SOURCE DATA:

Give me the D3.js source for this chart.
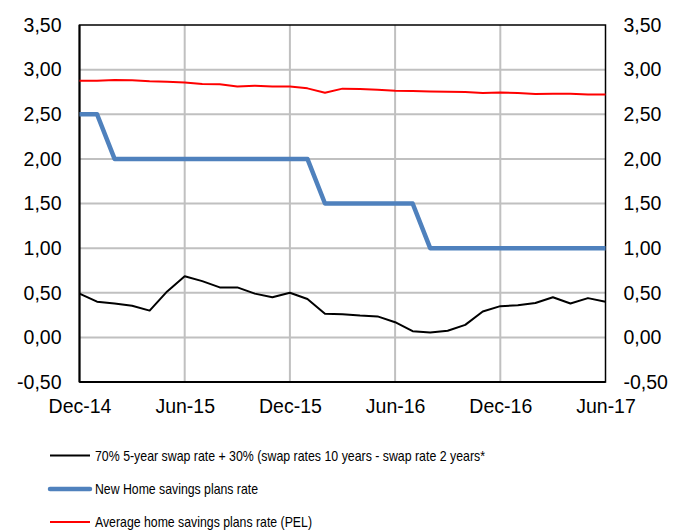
<!DOCTYPE html>
<html>
<head>
<meta charset="utf-8">
<script src="https://cdn.jsdelivr.net/npm/d3@7"></script>
<style>
	body { margin: 0; background: #fff; }
	svg text { font-family: "Liberation Sans", Arial, sans-serif; fill: #000; }
</style>
</head>
<body>
<script>
// months from Dec-14 to Jun-17, one point per month
var months = ["Dec-14", "Jan-15", "Feb-15", "Mar-15", "Apr-15", "May-15", "Jun-15", "Jul-15", "Aug-15", "Sep-15",
	"Oct-15", "Nov-15", "Dec-15", "Jan-16", "Feb-16", "Mar-16", "Apr-16", "May-16", "Jun-16", "Jul-16",
	"Aug-16", "Sep-16", "Oct-16", "Nov-16", "Dec-16", "Jan-17", "Feb-17", "Mar-17", "Apr-17", "May-17", "Jun-17"];

var swapRate = [0.49, 0.40, 0.38, 0.355, 0.30, 0.515, 0.685, 0.63, 0.56, 0.56,
	0.49, 0.45, 0.50, 0.43, 0.265, 0.26, 0.245, 0.235, 0.17, 0.07,
	0.055, 0.075, 0.14, 0.29, 0.35, 0.36, 0.385, 0.45, 0.38, 0.44, 0.40];

var newPelRate = [2.5, 2.5, 2.0, 2.0, 2.0, 2.0, 2.0, 2.0, 2.0, 2.0,
	2.0, 2.0, 2.0, 2.0, 1.5, 1.5, 1.5, 1.5, 1.5, 1.5,
	1.0, 1.0, 1.0, 1.0, 1.0, 1.0, 1.0, 1.0, 1.0, 1.0, 1.0];

var avgPelRate = [2.876, 2.876, 2.884, 2.88, 2.87, 2.865, 2.857, 2.84, 2.835, 2.81,
	2.82, 2.812, 2.81, 2.79, 2.74, 2.787, 2.783, 2.775, 2.764, 2.76,
	2.756, 2.752, 2.748, 2.738, 2.745, 2.738, 2.727, 2.73, 2.73, 2.72, 2.72];

var xTickLabels = ["Dec-14", "Jun-15", "Dec-15", "Jun-16", "Dec-16", "Jun-17"];
var yTicks = [-0.5, 0, 0.5, 1, 1.5, 2, 2.5, 3, 3.5];

var legendLabels = [
	"70% 5-year swap rate + 30% (swap rates 10 years - swap rate 2 years*",
	"New Home savings plans rate",
	"Average home savings plans rate (PEL)"
];

var width = 675, height = 531;
var mLeft = 79.5, mRight = 605.5, mTop = 25, mBottom = 382;

var svg = d3.select("body").append("svg")
	.attr("width", width)
	.attr("height", height);

var x = d3.scaleLinear()
	.domain([0, months.length - 1])
	.range([mLeft, mRight]);

var y = d3.scaleLinear()
	.domain([-0.5, 3.5])
	.range([mBottom, mTop]);

// comma decimals, plain hyphen for negatives
var fmt = d => d3.format(".2f")(d).replace(".", ",").replace("\u2212", "-");

// gridlines
var grid = svg.append("g");
grid.selectAll(".hg")
	.data(yTicks.slice(1, -1))
	.enter()
	.append("line")
	.attr("x1", mLeft).attr("x2", mRight)
	.attr("y1", d => y(d)).attr("y2", d => y(d))
	.attr("stroke", "#c0c0c0")
	.attr("stroke-width", 2);

grid.selectAll(".vg")
	.data(xTickLabels.slice(1, -1))
	.enter()
	.append("line")
	.attr("x1", d => x(months.indexOf(d))).attr("x2", d => x(months.indexOf(d)))
	.attr("y1", mTop).attr("y2", mBottom)
	.attr("stroke", "#c0c0c0")
	.attr("stroke-width", 2);

// y axes on both sides
var yLeft = d3.axisLeft(y).tickValues(yTicks).tickFormat(fmt).tickSize(0).tickPadding(18);
var yRight = d3.axisRight(y).tickValues(yTicks).tickFormat(fmt).tickSize(0).tickPadding(18);

var gl = svg.append("g").attr("transform", "translate(" + mLeft + ",0)").call(yLeft);
var gr = svg.append("g").attr("transform", "translate(" + mRight + ",0)").call(yRight);
[gl, gr].forEach(g => {
	g.select(".domain").remove();
	g.selectAll("text").style("font-size", "19.5px").style("font-family", "'Liberation Sans', Arial, sans-serif");
});

// x axis labels
var xAxis = d3.axisBottom(x)
	.tickValues(xTickLabels.map(d => months.indexOf(d)))
	.tickFormat(i => months[i])
	.tickSize(0)
	.tickPadding(17);

var gx = svg.append("g").attr("transform", "translate(0," + mBottom + ")").call(xAxis);
gx.select(".domain").remove();
gx.selectAll("text").style("font-size", "19.5px").style("font-family", "'Liberation Sans', Arial, sans-serif");

// frame
svg.append("rect")
	.attr("x", mLeft).attr("y", mTop)
	.attr("width", mRight - mLeft).attr("height", mBottom - mTop)
	.attr("fill", "none")
	.attr("stroke", "#000")
	.attr("stroke-width", 1.5);
svg.append("line")
	.attr("x1", mLeft).attr("x2", mLeft).attr("y1", mTop).attr("y2", mBottom)
	.attr("stroke", "#000").attr("stroke-width", 2);
svg.append("line")
	.attr("x1", mLeft).attr("x2", mRight).attr("y1", mBottom).attr("y2", mBottom)
	.attr("stroke", "#000").attr("stroke-width", 2);

var line = d3.line()
	.x((d, i) => x(i))
	.y(d => y(d));

var series = [
	{ values: swapRate, color: "#000000", w: 2 },
	{ values: newPelRate, color: "#4f81bd", w: 4.5 },
	{ values: avgPelRate, color: "#ff0000", w: 2 }
];

svg.append("g")
	.selectAll("path")
	.data([series[0], series[2], series[1]])
	.enter()
	.append("path")
	.attr("d", d => line(d.values))
	.attr("fill", "none")
	.attr("stroke", d => d.color)
	.attr("stroke-width", d => d.w)
	.attr("stroke-linejoin", "round");

// legend
var legendY = [455.5, 489, 522];
var legendW = [390, 163, 217];
var lg = svg.append("g")
	.selectAll("g")
	.data(series)
	.enter()
	.append("g")
	.attr("transform", (d, i) => "translate(0," + legendY[i] + ")");

lg.append("line")
	.attr("x1", 50).attr("x2", 90)
	.attr("stroke", d => d.color)
	.attr("stroke-width", d => d.w)
	.attr("stroke-linecap", d => d.w > 3 ? "round" : "butt");

lg.append("text")
	.attr("x", 95)
	.attr("dy", "0.36em")
	.style("font-size", "14.5px")
	.attr("textLength", (d, i) => legendW[i])
	.attr("lengthAdjust", "spacingAndGlyphs")
	.text((d, i) => legendLabels[i]);
</script>
</body>
</html>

REQUIRED TASK: Without the pictures, write out all of the material exactly.

ANSWER TO THIS PROBLEM:
Give me the D3.js source for this chart.
<!DOCTYPE html>
<html>
<head>
<meta charset="utf-8">
<script src="https://cdn.jsdelivr.net/npm/d3@7"></script>
<style>
	body { margin: 0; background: #fff; }
	svg text { font-family: "Liberation Sans", Arial, sans-serif; fill: #000; }
</style>
</head>
<body>
<script>
// months from Dec-14 to Jun-17, one point per month
var months = ["Dec-14", "Jan-15", "Feb-15", "Mar-15", "Apr-15", "May-15", "Jun-15", "Jul-15", "Aug-15", "Sep-15",
	"Oct-15", "Nov-15", "Dec-15", "Jan-16", "Feb-16", "Mar-16", "Apr-16", "May-16", "Jun-16", "Jul-16",
	"Aug-16", "Sep-16", "Oct-16", "Nov-16", "Dec-16", "Jan-17", "Feb-17", "Mar-17", "Apr-17", "May-17", "Jun-17"];

var swapRate = [0.49, 0.40, 0.38, 0.355, 0.30, 0.515, 0.685, 0.63, 0.56, 0.56,
	0.49, 0.45, 0.50, 0.43, 0.265, 0.26, 0.245, 0.235, 0.17, 0.07,
	0.055, 0.075, 0.14, 0.29, 0.35, 0.36, 0.385, 0.45, 0.38, 0.44, 0.40];

var newPelRate = [2.5, 2.5, 2.0, 2.0, 2.0, 2.0, 2.0, 2.0, 2.0, 2.0,
	2.0, 2.0, 2.0, 2.0, 1.5, 1.5, 1.5, 1.5, 1.5, 1.5,
	1.0, 1.0, 1.0, 1.0, 1.0, 1.0, 1.0, 1.0, 1.0, 1.0, 1.0];

var avgPelRate = [2.876, 2.876, 2.884, 2.88, 2.87, 2.865, 2.857, 2.84, 2.835, 2.81,
	2.82, 2.812, 2.81, 2.79, 2.74, 2.787, 2.783, 2.775, 2.764, 2.76,
	2.756, 2.752, 2.748, 2.738, 2.745, 2.738, 2.727, 2.73, 2.73, 2.72, 2.72];

var xTickLabels = ["Dec-14", "Jun-15", "Dec-15", "Jun-16", "Dec-16", "Jun-17"];
var yTicks = [-0.5, 0, 0.5, 1, 1.5, 2, 2.5, 3, 3.5];

var legendLabels = [
	"70% 5-year swap rate + 30% (swap rates 10 years - swap rate 2 years*",
	"New Home savings plans rate",
	"Average home savings plans rate (PEL)"
];

var width = 675, height = 531;
var mLeft = 79.5, mRight = 605.5, mTop = 25, mBottom = 382;

var svg = d3.select("body").append("svg")
	.attr("width", width)
	.attr("height", height);

var x = d3.scaleLinear()
	.domain([0, months.length - 1])
	.range([mLeft, mRight]);

var y = d3.scaleLinear()
	.domain([-0.5, 3.5])
	.range([mBottom, mTop]);

// comma decimals, plain hyphen for negatives
var fmt = d => d3.format(".2f")(d).replace(".", ",").replace("\u2212", "-");

// gridlines
var grid = svg.append("g");
grid.selectAll(".hg")
	.data(yTicks.slice(1, -1))
	.enter()
	.append("line")
	.attr("x1", mLeft).attr("x2", mRight)
	.attr("y1", d => y(d)).attr("y2", d => y(d))
	.attr("stroke", "#c0c0c0")
	.attr("stroke-width", 2);

grid.selectAll(".vg")
	.data(xTickLabels.slice(1, -1))
	.enter()
	.append("line")
	.attr("x1", d => x(months.indexOf(d))).attr("x2", d => x(months.indexOf(d)))
	.attr("y1", mTop).attr("y2", mBottom)
	.attr("stroke", "#c0c0c0")
	.attr("stroke-width", 2);

// y axes on both sides
var yLeft = d3.axisLeft(y).tickValues(yTicks).tickFormat(fmt).tickSize(0).tickPadding(18);
var yRight = d3.axisRight(y).tickValues(yTicks).tickFormat(fmt).tickSize(0).tickPadding(18);

var gl = svg.append("g").attr("transform", "translate(" + mLeft + ",0)").call(yLeft);
var gr = svg.append("g").attr("transform", "translate(" + mRight + ",0)").call(yRight);
[gl, gr].forEach(g => {
	g.select(".domain").remove();
	g.selectAll("text").style("font-size", "19.5px").style("font-family", "'Liberation Sans', Arial, sans-serif");
});

// x axis labels
var xAxis = d3.axisBottom(x)
	.tickValues(xTickLabels.map(d => months.indexOf(d)))
	.tickFormat(i => months[i])
	.tickSize(0)
	.tickPadding(17);

var gx = svg.append("g").attr("transform", "translate(0," + mBottom + ")").call(xAxis);
gx.select(".domain").remove();
gx.selectAll("text").style("font-size", "19.5px").style("font-family", "'Liberation Sans', Arial, sans-serif");

// frame
svg.append("rect")
	.attr("x", mLeft).attr("y", mTop)
	.attr("width", mRight - mLeft).attr("height", mBottom - mTop)
	.attr("fill", "none")
	.attr("stroke", "#000")
	.attr("stroke-width", 1.5);
svg.append("line")
	.attr("x1", mLeft).attr("x2", mLeft).attr("y1", mTop).attr("y2", mBottom)
	.attr("stroke", "#000").attr("stroke-width", 2);
svg.append("line")
	.attr("x1", mLeft).attr("x2", mRight).attr("y1", mBottom).attr("y2", mBottom)
	.attr("stroke", "#000").attr("stroke-width", 2);

var line = d3.line()
	.x((d, i) => x(i))
	.y(d => y(d));

var series = [
	{ values: swapRate, color: "#000000", w: 2 },
	{ values: newPelRate, color: "#4f81bd", w: 4.5 },
	{ values: avgPelRate, color: "#ff0000", w: 2 }
];

svg.append("g")
	.selectAll("path")
	.data([series[0], series[2], series[1]])
	.enter()
	.append("path")
	.attr("d", d => line(d.values))
	.attr("fill", "none")
	.attr("stroke", d => d.color)
	.attr("stroke-width", d => d.w)
	.attr("stroke-linejoin", "round");

// legend
var legendY = [455.5, 489, 522];
var legendW = [390, 163, 217];
var lg = svg.append("g")
	.selectAll("g")
	.data(series)
	.enter()
	.append("g")
	.attr("transform", (d, i) => "translate(0," + legendY[i] + ")");

lg.append("line")
	.attr("x1", 50).attr("x2", 90)
	.attr("stroke", d => d.color)
	.attr("stroke-width", d => d.w)
	.attr("stroke-linecap", d => d.w > 3 ? "round" : "butt");

lg.append("text")
	.attr("x", 95)
	.attr("dy", "0.36em")
	.style("font-size", "14.5px")
	.attr("textLength", (d, i) => legendW[i])
	.attr("lengthAdjust", "spacingAndGlyphs")
	.text((d, i) => legendLabels[i]);
</script>
</body>
</html>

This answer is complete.